The task of the reviewing court is to insure that under the totality of the circumstances the magistrate had a “substantial basis” for concluding that probable cause existed. Illinois v. Gates, 462 U.S. 213, 236, 103 S.Ct. 2317, 2331, 76 L.Ed.2d 527 (1983). If the magistrate finds the affidavit sufficiently detailed and reliable to show probable cause, the reviewing court should interpret the affidavit in a realistic and common sense fashion, being aware that it is normally prepared by non-lawyer police officers in the midst and haste of a criminal investigation. State v. Green, 02-1022 (La.12/4/02), 831 So.2d 962, 969. Within these guidelines, courts should strive to uphold warrants to encourage their use by police officers. Id.
We find the affidavit in this case sufficiently established the reliability and specific knowledge of the confidential informant so as to provide the issuing judge with a substantial basis for concluding probable cause existed. The affidavit shows the informant was reliable and had assisted the affiant in the past with numerous arrests and seizures of large amounts of crack cocaine. In the present case, the informant personally observed defendant “cutting” and packaging a large amount of crack cocaine inside a hotel room at Amer*835ica’s Best. Further, the informant stated he had purchased crack cocaine from defendant in the hotel room within the past two hours. This statement by the informant against his penal interest strengthens his credibility. United States v. Harris, 403 U.S. 573, 583-84, 91 S.Ct. 2075, 2082, 29 L.Ed.2d 723 (1971); State v. Ogden, 391 So.2d 434, 436 (La.1980).
This detailed information coupled with the affiant’s stated knowledge of defendant’s background, which includes numerous arrests for distribution and possession of cocaine and marijuana and a conviction for possession of cocaine, afforded a basis upon which a magistrate could reasonably issue a warrant.
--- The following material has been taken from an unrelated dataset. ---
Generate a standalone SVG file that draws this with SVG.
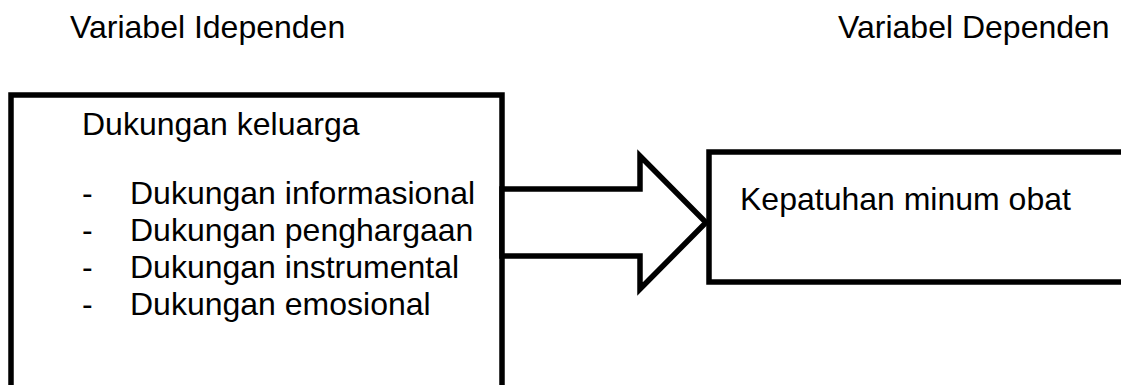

Defendant contends the affidavit is nothing more than a “bare bones” assertion of reliability without any independent corroboration of the information through surveillance. However, surveillance “is unnecessary to establish probable cause,” and the “lack of corroboration for the informant does not invalidate the warrant, when the other details of the affidavit support a reasonable inference of reliability.” State v. Johnson, 404 So.2d 239, 244 (La.1981), cert. denied, 456 U.S. 925, 102 S.Ct. 1970, 72 L.Ed.2d 440 (1982).
\ .ERRORS PATENT
We have reviewed the record for errors patent pursuant to La.C.Cr.P. art. 920 and find no errors that require corrective action.
DECREE
For the foregoing reasons, we find no error in the trial court’s denial of defendant’s motion to suppress the evidence. Accordingly, defendant’s convictions and sentences are affirmed.
CONVICTIONS AND SENTENCES AFFIRMED
. The record reveals Sleepinol is used to cut heroin to increase its volume.